§ **Data shown**:
▼
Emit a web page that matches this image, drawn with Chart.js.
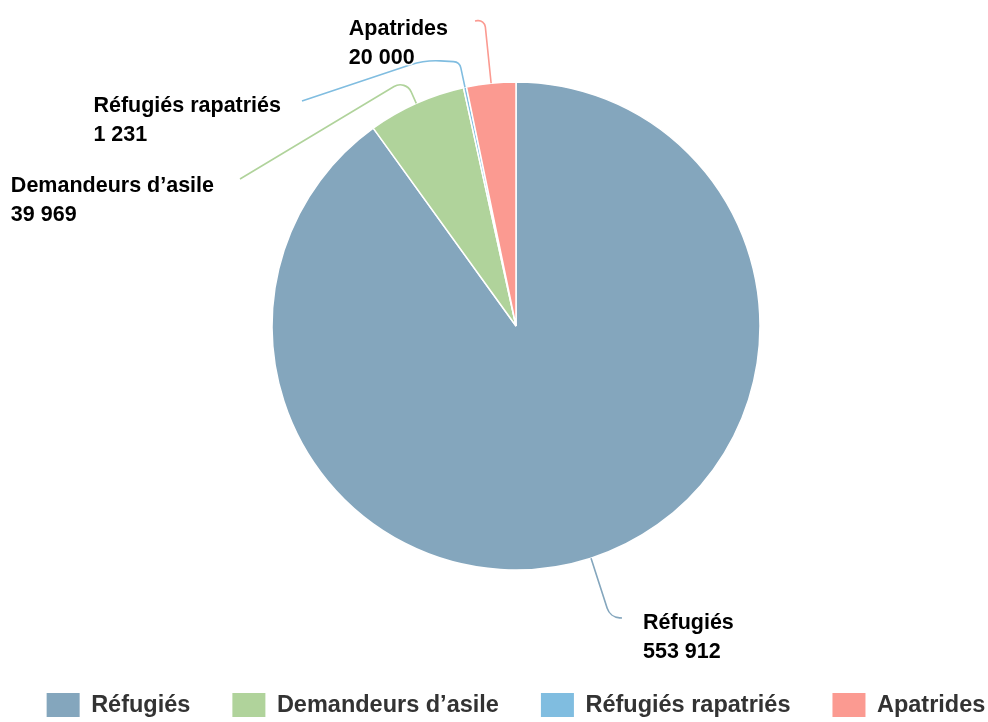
<!DOCTYPE html>
<html lang="fr">
<head>
<meta charset="utf-8">
<title>Réfugiés</title>
<script src="https://cdn.jsdelivr.net/npm/chart.js@4.4.1/dist/chart.umd.min.js"></script>
<style>
  html, body { margin: 0; padding: 0; background: #fff; overflow: hidden; }
  #wrap { position: absolute; left: 0; top: 0; width: 988px; height: 722px; }
</style>
</head>
<body>
<div id="wrap"><canvas id="pie"></canvas></div>
<script>
// data
const categories = ["Réfugiés", "Demandeurs d’asile", "Réfugiés rapatriés", "Apatrides"];
const values = [553912, 39969, 1231, 20000];
const colors = ["#84a6bd", "#b0d39b", "#80bde0", "#fb9a91"];

// where each outside label sits, relative to the pie centre
const labelLayout = [
  { ext: 62, bend: null, end: [106, 292], r: [14], text: [21, 11], side: "right" },
  { ext: 26, bend: null, end: [-276, -147], r: [12], text: [-26, 13], side: "left" },
  { ext: 26, bend: [-91, -266], end: [-214, -225], r: [8, 80], text: [-21, 11], side: "left" },
  { ext: 64, bend: null, end: [-41, -305], r: [7], text: [-27, 14], side: "left" }
];

const FONT = '"Liberation Sans", Arial, sans-serif';

function formatNumber(v) {
  return String(v).replace(/\B(?=(\d{3})+(?!\d))/g, " ");
}

const outsideLabels = {
  id: "outsideLabels",
  afterDatasetsDraw(chart) {
    const ctx = chart.ctx;
    const meta = chart.getDatasetMeta(0);
    meta.data.forEach((arc, i) => {
      const L = labelLayout[i];
      const p = arc.getProps(["x", "y", "startAngle", "endAngle", "outerRadius"], true);
      const mid = (p.startAngle + p.endAngle) / 2;
      const pts = [
        [p.x + Math.cos(mid) * p.outerRadius, p.y + Math.sin(mid) * p.outerRadius],
        [p.x + Math.cos(mid) * (p.outerRadius + L.ext), p.y + Math.sin(mid) * (p.outerRadius + L.ext)]
      ];
      if (L.bend) pts.push([p.x + L.bend[0], p.y + L.bend[1]]);
      const end = [p.x + L.end[0], p.y + L.end[1]];
      pts.push(end);

      ctx.save();
      ctx.strokeStyle = colors[i];
      ctx.lineWidth = 1.6;
      ctx.beginPath();
      ctx.moveTo(pts[0][0], pts[0][1]);
      for (let k = 1; k < pts.length - 1; k++) {
        ctx.arcTo(pts[k][0], pts[k][1], pts[k + 1][0], pts[k + 1][1], L.r[k - 1]);
      }
      ctx.lineTo(end[0], end[1]);
      ctx.stroke();

      // label block, lines left aligned, with a white halo
      ctx.font = "bold 21.5px " + FONT;
      ctx.textAlign = "left";
      ctx.textBaseline = "alphabetic";
      ctx.lineJoin = "round";
      const lines = [categories[i], formatNumber(values[i])];
      const blockW = Math.max(...lines.map((t) => ctx.measureText(t).width));
      let tx = end[0] + L.text[0];
      if (L.side === "left") tx -= blockW;
      const ty = end[1] + L.text[1];
      lines.forEach((t, j) => {
        ctx.strokeStyle = "rgba(255,255,255,0.9)";
        ctx.lineWidth = 3;
        ctx.strokeText(t, tx, ty + j * 28.5);
        ctx.fillStyle = "#000";
        ctx.fillText(t, tx, ty + j * 28.5);
      });
      ctx.restore();
    });
  }
};

// legend along the bottom, centred under the pie
const bottomLegend = {
  id: "bottomLegend",
  afterDraw(chart) {
    const ctx = chart.ctx;
    const boxW = 33, boxH = 24, gapText = 11.5, gapItem = 42;
    ctx.save();
    ctx.font = "bold 23.5px " + FONT;
    const widths = categories.map((c) => boxW + gapText + ctx.measureText(c).width);
    const total = widths.reduce((a, b) => a + b, 0) + gapItem * (categories.length - 1);
    const cx = (chart.chartArea.left + chart.chartArea.right) / 2;
    let x = cx - total / 2;
    const top = 693;
    ctx.textBaseline = "middle";
    ctx.textAlign = "left";
    categories.forEach((c, i) => {
      ctx.fillStyle = colors[i];
      ctx.fillRect(x, top, boxW, boxH);
      ctx.fillStyle = "#333";
      ctx.fillText(c, x + boxW + gapText, top + boxH / 2 + 1);
      x += widths[i] + gapItem;
    });
    ctx.restore();
  }
};

new Chart(document.getElementById("pie"), {
  type: "pie",
  data: {
    labels: categories,
    datasets: [{
      data: values,
      backgroundColor: colors,
      borderColor: "#fff",
      borderWidth: 1.5
    }]
  },
  options: {
    responsive: true,
    maintainAspectRatio: false,
    animation: false,
    radius: 244,
    events: [],
    layout: { padding: { left: 44, top: 0, right: 0, bottom: 70 } },
    plugins: {
      legend: { display: false },
      tooltip: { enabled: false }
    }
  },
  plugins: [outsideLabels, bottomLegend]
});
</script>
</body>
</html>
▲
§ **Job**: Give every line above again exactly, with no pictures.

§ **Answer**:
Emit a web page that matches this image, drawn with Chart.js.
<!DOCTYPE html>
<html lang="fr">
<head>
<meta charset="utf-8">
<title>Réfugiés</title>
<script src="https://cdn.jsdelivr.net/npm/chart.js@4.4.1/dist/chart.umd.min.js"></script>
<style>
  html, body { margin: 0; padding: 0; background: #fff; overflow: hidden; }
  #wrap { position: absolute; left: 0; top: 0; width: 988px; height: 722px; }
</style>
</head>
<body>
<div id="wrap"><canvas id="pie"></canvas></div>
<script>
// data
const categories = ["Réfugiés", "Demandeurs d’asile", "Réfugiés rapatriés", "Apatrides"];
const values = [553912, 39969, 1231, 20000];
const colors = ["#84a6bd", "#b0d39b", "#80bde0", "#fb9a91"];

// where each outside label sits, relative to the pie centre
const labelLayout = [
  { ext: 62, bend: null, end: [106, 292], r: [14], text: [21, 11], side: "right" },
  { ext: 26, bend: null, end: [-276, -147], r: [12], text: [-26, 13], side: "left" },
  { ext: 26, bend: [-91, -266], end: [-214, -225], r: [8, 80], text: [-21, 11], side: "left" },
  { ext: 64, bend: null, end: [-41, -305], r: [7], text: [-27, 14], side: "left" }
];

const FONT = '"Liberation Sans", Arial, sans-serif';

function formatNumber(v) {
  return String(v).replace(/\B(?=(\d{3})+(?!\d))/g, " ");
}

const outsideLabels = {
  id: "outsideLabels",
  afterDatasetsDraw(chart) {
    const ctx = chart.ctx;
    const meta = chart.getDatasetMeta(0);
    meta.data.forEach((arc, i) => {
      const L = labelLayout[i];
      const p = arc.getProps(["x", "y", "startAngle", "endAngle", "outerRadius"], true);
      const mid = (p.startAngle + p.endAngle) / 2;
      const pts = [
        [p.x + Math.cos(mid) * p.outerRadius, p.y + Math.sin(mid) * p.outerRadius],
        [p.x + Math.cos(mid) * (p.outerRadius + L.ext), p.y + Math.sin(mid) * (p.outerRadius + L.ext)]
      ];
      if (L.bend) pts.push([p.x + L.bend[0], p.y + L.bend[1]]);
      const end = [p.x + L.end[0], p.y + L.end[1]];
      pts.push(end);

      ctx.save();
      ctx.strokeStyle = colors[i];
      ctx.lineWidth = 1.6;
      ctx.beginPath();
      ctx.moveTo(pts[0][0], pts[0][1]);
      for (let k = 1; k < pts.length - 1; k++) {
        ctx.arcTo(pts[k][0], pts[k][1], pts[k + 1][0], pts[k + 1][1], L.r[k - 1]);
      }
      ctx.lineTo(end[0], end[1]);
      ctx.stroke();

      // label block, lines left aligned, with a white halo
      ctx.font = "bold 21.5px " + FONT;
      ctx.textAlign = "left";
      ctx.textBaseline = "alphabetic";
      ctx.lineJoin = "round";
      const lines = [categories[i], formatNumber(values[i])];
      const blockW = Math.max(...lines.map((t) => ctx.measureText(t).width));
      let tx = end[0] + L.text[0];
      if (L.side === "left") tx -= blockW;
      const ty = end[1] + L.text[1];
      lines.forEach((t, j) => {
        ctx.strokeStyle = "rgba(255,255,255,0.9)";
        ctx.lineWidth = 3;
        ctx.strokeText(t, tx, ty + j * 28.5);
        ctx.fillStyle = "#000";
        ctx.fillText(t, tx, ty + j * 28.5);
      });
      ctx.restore();
    });
  }
};

// legend along the bottom, centred under the pie
const bottomLegend = {
  id: "bottomLegend",
  afterDraw(chart) {
    const ctx = chart.ctx;
    const boxW = 33, boxH = 24, gapText = 11.5, gapItem = 42;
    ctx.save();
    ctx.font = "bold 23.5px " + FONT;
    const widths = categories.map((c) => boxW + gapText + ctx.measureText(c).width);
    const total = widths.reduce((a, b) => a + b, 0) + gapItem * (categories.length - 1);
    const cx = (chart.chartArea.left + chart.chartArea.right) / 2;
    let x = cx - total / 2;
    const top = 693;
    ctx.textBaseline = "middle";
    ctx.textAlign = "left";
    categories.forEach((c, i) => {
      ctx.fillStyle = colors[i];
      ctx.fillRect(x, top, boxW, boxH);
      ctx.fillStyle = "#333";
      ctx.fillText(c, x + boxW + gapText, top + boxH / 2 + 1);
      x += widths[i] + gapItem;
    });
    ctx.restore();
  }
};

new Chart(document.getElementById("pie"), {
  type: "pie",
  data: {
    labels: categories,
    datasets: [{
      data: values,
      backgroundColor: colors,
      borderColor: "#fff",
      borderWidth: 1.5
    }]
  },
  options: {
    responsive: true,
    maintainAspectRatio: false,
    animation: false,
    radius: 244,
    events: [],
    layout: { padding: { left: 44, top: 0, right: 0, bottom: 70 } },
    plugins: {
      legend: { display: false },
      tooltip: { enabled: false }
    }
  },
  plugins: [outsideLabels, bottomLegend]
});
</script>
</body>
</html>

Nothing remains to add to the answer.